Garth Drabinsky in his heyday

He was the mogul who crashed to earth after flying too close to the sun.

That’s how Barry Avrich deftly describes his subject in his biopic, Show Stopper: The Theatrical Life of Garth Drabinsky.

Having premiered at the Toronto International Film Festival and currently playing in Toronto theatres, Show Stopper is due to be broadcast on the Movie Network on Oct. 4 at 9 p.m.

It’s a fine, informative and modulated film about a flamboyant Canadian film and theatre producer whose reach exceeded his grasp.

Three years ago, he was found guilty of fraud and forgery and given a seven-year prison sentence. Drabinsky filed an appeal, and in 2011, the Ontario Court of Appeal reduced his sentence to five years. Drabinsky’s partner, Myron Gottlieb, was slapped with a six-year sentence.

And so ended, at least for now, a meteoric career that catapulted Drabinsky into the stratosphere of show business in Canada, the United States and Britain.

A brash, abrasive and volatile operator, Drabinsky is at the centre of this 96-minute documentary through old interviews and file footage. Secondary players include colleagues and insiders such as Sid Sheinberg, former president of MCA Universal, and Allen Karp, former chair and chief executive officer of the Cineplex Odeon movie chain, which Drabinsky co-founded.

The film, narrated by Albert Schultz, pays ample recognition to Drabinsky’s achievements.

Apart from having been a feature film producer in the 1970s and 1980s (The Changeling and Tribute, among others) and a co-founder with Nat Taylor of Cineplex Odeon, Drabinsky established Live Entertainment Corporation of Canada, known as Livent, which at one point mounted a quarter of all stage productions in North America.

 But while Avrich explores Drabinsky’s  rise to stardom, a saga that stretched from Toronto and New York to Los Angeles and London, he also documents his fall.

Once in debt to the tune of $300 million, Drabinsky made bad business decisions and supposedly kept two sets of books, shuffling decimals around in a process of “creative accounting.”

Drabinsky, who boasted of being “the impresario of my destiny,” believed his own “bullshit” and was utterly surprised when he was accused of engaging in criminal activities.

Calling him a “showman extraordinaire” and a “powerhouse,” Avrich says he was loved by the performers he employed but reviled by the investors he defrauded.

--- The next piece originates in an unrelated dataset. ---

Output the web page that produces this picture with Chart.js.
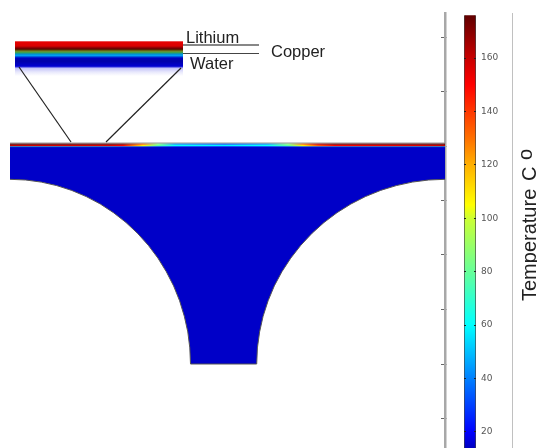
<!DOCTYPE html>
<html>
<head>
<meta charset="utf-8">
<style>
html,body{margin:0;padding:0;background:#fff;}
#geo-wrap{position:absolute;left:0;top:0;width:447px;height:448px;}
#bar-wrap{position:absolute;left:447px;top:0;width:90px;height:448px;}
</style>
<script src="https://cdn.jsdelivr.net/npm/chart.js@4"></script>
</head>
<body>
<div id="geo-wrap"><canvas id="geo"></canvas></div>
<div id="bar-wrap"><canvas id="bar"></canvas></div>
<script>
/* Cross section */
const geoTicks=[37,91,146,200,255,309,364,418];
const bodyX=[10,25.7,41.3,56.7,71.7,86.3,100.3,113.5,126,137.6,148.3,157.9,166.3,173.6,179.6,184.3,187.8,189.8,190.5,
  256.7,257.4,259.6,263.1,268.1,274.3,281.9,290.8,300.8,311.9,324,337,350.9,365.4,380.6,396.3,412.3,428.6,445];
const bodyY=[179.3,180,182.1,185.6,190.4,196.6,204,212.7,222.5,233.4,245.3,258.1,271.7,285.9,300.8,316.2,331.9,347.9,364,
  364,347.9,331.9,316.2,300.8,285.9,271.7,258.1,245.3,233.4,222.5,212.7,204,196.6,190.4,185.6,182.1,180,179.3];
const bodyTop=146.5;

/* heated strip along the top face: temperature per layer */
const stripX=[10,30,110,123,143,158,175,225,268,288,303,318,335,420,445];
const stripTop=[176,176,174,170,130,85,45,35,45,85,130,160,172,174,176];
const stripMid=[160,158,156,150,108,80,62,58,62,80,108,135,150,156,160];
const stripLow=[45,45,42,38,32,28,24,22,24,28,32,36,40,42,45];
const stripLevels=[144,145.4,146.6];
const stripWidths=[1.6,1.6,1];

/* zoomed inset */
const insetX=[15,183];
const insetEdges=[41,76];
const insetStopY=[41,42,46,48,49,50,51,52,53,54,55.5,56.5,58,61,66,67,68,72,76];
const insetStopC=['#f4a0a0','#e60000','#d80000','#800000','#600000','#504000','#808020','#50a040','#30a060','#0090d0','#00a0f0','#0060e0','#0000c0','#0000a8','#0000d0','#3030e0','#c0c0f8','#e8e8fc','#ffffff'];
const leaderLeftX=[19,71], leaderLeftY=[67,142];
const leaderRightX=[181,106], leaderRightY=[68,142];
const callTopX=[183,259], callTopY=[45,45];
const callLowX=[183,259], callLowY=[53.5,53.5];
const labelText=['Lithium','Copper','Water'];
const labelX=[186,271,190];
const labelY=[38,52,64];

/* colour bar */
const tempTicks=[20,40,60,80,100,120,140,160];
const tempRange=[14,176];
const tempStops=[14,20,40,60,80,100,105,120,130,150,160,176];
const tempColors=['#0000c0','#0000ff','#0080ff','#00ffff','#66ff99','#ccff33','#ffff00','#ffb000','#ff7000','#ff0000','#c80000','#600000'];
const titleParts=['Temperature','C','o'];
const titleStart=[301,181,160];
const titleBase=[536,536,532];

function rgb(h){return [1,3,5].map(i=>parseInt(h.substr(i,2),16));}
function tempColor(t){
  for(let i=1;i<tempStops.length;i++){
    if(t<=tempStops[i]){
      const f=(t-tempStops[i-1])/(tempStops[i]-tempStops[i-1]);
      const a=rgb(tempColors[i-1]),b=rgb(tempColors[i]);
      return 'rgb('+a.map((v,k)=>Math.round(v+(b[k]-v)*f)).join(',')+')';
    }
  }
  return tempColors[tempColors.length-1];
}
function pts(xs,ys){return xs.map((x,i)=>({x:x,y:ys[i]}));}
function flat(xs,y){return xs.map(x=>({x:x,y:y}));}

function stripColor(temps){
  return function(ctx){
    const s=ctx.chart.scales.x;
    if(!s||!ctx.chart.chartArea)return '#800000';
    const x0=s.getPixelForValue(stripX[0]),x1=s.getPixelForValue(stripX[stripX.length-1]);
    const g=ctx.chart.ctx.createLinearGradient(x0,0,x1,0);
    stripX.forEach((x,i)=>g.addColorStop((x-stripX[0])/(stripX[stripX.length-1]-stripX[0]),tempColor(temps[i])));
    return g;
  };
}
function insetFill(ctx){
  const s=ctx.chart.scales.y;
  if(!s||!ctx.chart.chartArea)return '#0000c8';
  const y0=s.getPixelForValue(insetEdges[0]),y1=s.getPixelForValue(insetEdges[1]);
  const g=ctx.chart.ctx.createLinearGradient(0,y0,0,y1);
  insetStopY.forEach((y,i)=>g.addColorStop((y-insetEdges[0])/(insetEdges[1]-insetEdges[0]),insetStopC[i]));
  return g;
}
function barFill(ctx){
  const s=ctx.chart.scales.y;
  if(!s||!ctx.chart.chartArea)return '#0000ff';
  const y0=s.getPixelForValue(tempRange[0]),y1=s.getPixelForValue(tempRange[1]);
  const g=ctx.chart.ctx.createLinearGradient(0,y0,0,y1);
  tempStops.forEach((t,i)=>g.addColorStop((t-tempRange[0])/(tempRange[1]-tempRange[0]),tempColors[i]));
  return g;
}

const line=(data,color,width)=>({data:data,borderColor:color,borderWidth:width,pointRadius:0,fill:false,tension:0});

const geoLabels={id:'geoLabels',afterDraw(chart){
  const c=chart.ctx;c.save();
  c.font='16.5px "Liberation Sans"';c.fillStyle='#222';c.textBaseline='middle';
  labelText.forEach((t,i)=>c.fillText(t,chart.scales.x.getPixelForValue(labelX[i]),chart.scales.y.getPixelForValue(labelY[i])));
  c.restore();
}};

/* the axis title has to read upwards, chart.js turns a right side title the other way */
const barLabel={id:'barLabel',afterDraw(chart){
  const c=chart.ctx,off=chart.canvas.parentNode.offsetLeft;
  c.save();c.font='20px "Liberation Sans"';c.fillStyle='#222';c.textBaseline='alphabetic';
  titleParts.forEach((t,i)=>{
    c.save();c.translate(titleBase[i]-off,titleStart[i]);c.rotate(-Math.PI/2);c.fillText(t,0,0);c.restore();
  });
  c.restore();
}};

new Chart(document.getElementById('geo'),{
  type:'line',
  data:{datasets:[
    line(pts(leaderLeftX,leaderLeftY),'#222',1.2),
    line(pts(leaderRightX,leaderRightY),'#222',1.2),
    line(pts(callTopX,callTopY),'#111',1.2),
    line(pts(callLowX,callLowY),'#444',1.2),
    line(flat(stripX,143),'#999',1),
    line(flat(stripX,stripLevels[0]),stripColor(stripTop),stripWidths[0]),
    line(flat(stripX,stripLevels[1]),stripColor(stripMid),stripWidths[1]),
    line(flat(stripX,stripLevels[2]),stripColor(stripLow),stripWidths[2]),
    {data:flat(insetX,insetEdges[0]),borderWidth:0,pointRadius:0,fill:false},
    {data:flat(insetX,insetEdges[1]),borderWidth:0,pointRadius:0,fill:'-1',backgroundColor:insetFill},
    {data:pts(bodyX,bodyY),borderColor:'#555',borderWidth:1,pointRadius:0,tension:0,
      fill:{value:bodyTop},backgroundColor:'#0000c8'}
  ]},
  options:{
    responsive:true,maintainAspectRatio:false,animation:false,
    layout:{padding:{top:13,right:2,left:0,bottom:0}},
    plugins:{legend:{display:false},tooltip:{enabled:false}},
    scales:{
      x:{type:'linear',min:0,max:445,display:false},
      y:{type:'linear',reverse:true,min:13,max:448,position:'right',
        afterFit(s){s.width=0;},
        afterBuildTicks(s){s.ticks=geoTicks.map(v=>({value:v}));},
        ticks:{display:false},
        grid:{drawOnChartArea:false,tickLength:-4,color:'#666'},
        border:{display:true,color:'#a8a8a8',width:2.5}}
    }
  },
  plugins:[geoLabels]
});

new Chart(document.getElementById('bar'),{
  type:'bar',
  data:{labels:['T'],datasets:[{data:[tempRange],backgroundColor:barFill,borderColor:'#444',borderWidth:{left:1,right:1,top:0,bottom:0},borderSkipped:false,barPercentage:1,categoryPercentage:1}]},
  options:{
    responsive:true,maintainAspectRatio:false,animation:false,
    layout:{padding:{top:13,left:17,right:0,bottom:0}},
    plugins:{legend:{display:false},tooltip:{enabled:false}},
    scales:{
      x:{display:false},
      y:{type:'linear',position:'right',min:14,max:176.85,
        afterFit(s){s.width=36;s.paddingTop=0;s.paddingBottom=0;},
        afterBuildTicks(s){s.ticks=tempTicks.map(v=>({value:v}));},
        ticks:{color:'#555',padding:5,font:{family:'"DejaVu Sans"',size:9}},
        grid:{z:1,drawTicks:false,color:'#222'},
        border:{display:false,dash:[2,8,2]}},
      yTitle:{type:'linear',position:'right',
        afterFit(s){s.width=25;s.paddingTop=0;s.paddingBottom=0;},
        ticks:{display:false},
        grid:{display:false,drawTicks:false},
        border:{display:true,color:'#c0c0c0',width:1}}
    }
  },
  plugins:[barLabel]
});
</script>
</body>
</html>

The son of middle-class Torontonians Phil and Ethel Drabinsky, he was born in 1949. Contracting polio as a child, he suffered greatly, and as a result of his ailment, he was driven to prove his self-worth.

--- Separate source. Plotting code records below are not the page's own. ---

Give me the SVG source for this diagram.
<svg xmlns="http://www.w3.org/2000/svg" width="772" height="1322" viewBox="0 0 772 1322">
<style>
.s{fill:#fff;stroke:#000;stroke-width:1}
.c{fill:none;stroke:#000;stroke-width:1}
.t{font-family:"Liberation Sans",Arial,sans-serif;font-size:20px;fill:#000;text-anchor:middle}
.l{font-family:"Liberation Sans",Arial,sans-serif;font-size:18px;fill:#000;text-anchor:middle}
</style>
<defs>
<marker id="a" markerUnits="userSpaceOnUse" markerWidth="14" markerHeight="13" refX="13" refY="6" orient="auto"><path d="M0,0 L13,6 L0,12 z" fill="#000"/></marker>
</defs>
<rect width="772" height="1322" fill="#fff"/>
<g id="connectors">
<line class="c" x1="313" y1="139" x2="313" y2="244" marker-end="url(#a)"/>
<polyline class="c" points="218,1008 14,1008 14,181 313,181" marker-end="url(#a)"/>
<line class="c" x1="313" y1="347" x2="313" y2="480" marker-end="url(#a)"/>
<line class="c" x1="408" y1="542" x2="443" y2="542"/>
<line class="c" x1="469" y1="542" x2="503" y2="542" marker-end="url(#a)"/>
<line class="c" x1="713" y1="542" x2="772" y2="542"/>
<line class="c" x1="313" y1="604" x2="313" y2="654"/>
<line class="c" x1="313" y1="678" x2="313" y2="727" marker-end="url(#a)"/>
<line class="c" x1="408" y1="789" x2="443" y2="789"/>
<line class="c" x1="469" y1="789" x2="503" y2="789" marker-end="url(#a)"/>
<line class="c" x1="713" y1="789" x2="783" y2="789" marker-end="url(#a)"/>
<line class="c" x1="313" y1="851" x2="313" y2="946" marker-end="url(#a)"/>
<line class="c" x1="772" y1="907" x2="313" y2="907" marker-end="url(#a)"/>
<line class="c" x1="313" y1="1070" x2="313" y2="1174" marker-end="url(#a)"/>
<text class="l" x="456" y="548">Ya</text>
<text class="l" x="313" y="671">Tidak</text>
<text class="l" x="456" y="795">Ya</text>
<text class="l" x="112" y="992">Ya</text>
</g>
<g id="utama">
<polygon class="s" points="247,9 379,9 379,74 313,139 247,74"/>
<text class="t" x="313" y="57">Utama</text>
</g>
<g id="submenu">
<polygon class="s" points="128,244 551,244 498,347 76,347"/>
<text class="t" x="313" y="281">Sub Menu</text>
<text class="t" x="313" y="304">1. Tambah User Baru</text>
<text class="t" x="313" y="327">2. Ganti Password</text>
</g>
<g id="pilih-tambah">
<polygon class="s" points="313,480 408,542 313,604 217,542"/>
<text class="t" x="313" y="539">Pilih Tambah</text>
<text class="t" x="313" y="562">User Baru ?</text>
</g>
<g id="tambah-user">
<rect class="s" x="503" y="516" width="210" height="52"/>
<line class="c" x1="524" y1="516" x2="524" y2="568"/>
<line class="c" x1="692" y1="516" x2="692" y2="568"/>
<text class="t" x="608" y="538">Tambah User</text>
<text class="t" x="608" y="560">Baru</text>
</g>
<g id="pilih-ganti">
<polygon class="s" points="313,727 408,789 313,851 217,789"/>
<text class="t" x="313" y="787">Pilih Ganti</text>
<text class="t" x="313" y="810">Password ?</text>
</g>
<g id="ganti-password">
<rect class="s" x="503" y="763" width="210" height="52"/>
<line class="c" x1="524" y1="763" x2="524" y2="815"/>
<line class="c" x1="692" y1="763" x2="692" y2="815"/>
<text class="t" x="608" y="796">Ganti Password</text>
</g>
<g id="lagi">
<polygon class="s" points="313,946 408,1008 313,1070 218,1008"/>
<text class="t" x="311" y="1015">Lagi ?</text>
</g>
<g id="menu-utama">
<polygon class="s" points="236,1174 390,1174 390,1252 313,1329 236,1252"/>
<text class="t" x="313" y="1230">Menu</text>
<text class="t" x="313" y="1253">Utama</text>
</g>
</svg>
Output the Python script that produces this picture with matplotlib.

Highly ambitious, he produced his first play at 16, studied law at university, published a movie magazine, wrote a definitive book on entertainment law and made a film, The Silent Partner, all before he was 30.

Anything but shy, he cold called Taylor, a movie exhibitor in Canada, and the pair launched an empire of multiplex movie theatres across Canada.

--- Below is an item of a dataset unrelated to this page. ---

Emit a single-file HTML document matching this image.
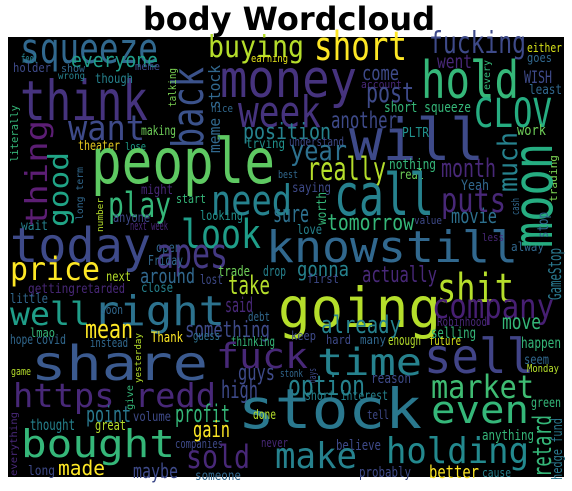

“He wanted to be a major player,” says Sheinberg.

Drabinsky climbed the greasy ladder of success, but alienated some very important people, including the legendary chair of MCA Universal, Lew Wasserman.

Having been ousted by MCA from his position in Cineplex, Drabinsky founded Livent, which purchased the rights to what would be the phenomenally successful play, Phantom of the Opera.

He transformed Toronto into a theatrical hub, but Livent’s dicey balance sheets aroused suspicion. Drabinsky’s reputation also took a drubbing because he apparently treated employees terribly. But the artists who appeared in his plays extolled his qualities as an entrepreneur who interested himself in every little detail of a production.

Show Stopper is Avrich’s third film about the world of entertainment, having been preceded by The Last Mogul: The Lew Wasserman Story and Unauthorized: The Harvey Weinstein Project. To Avrich’s credit, all three documentaries are first-rate.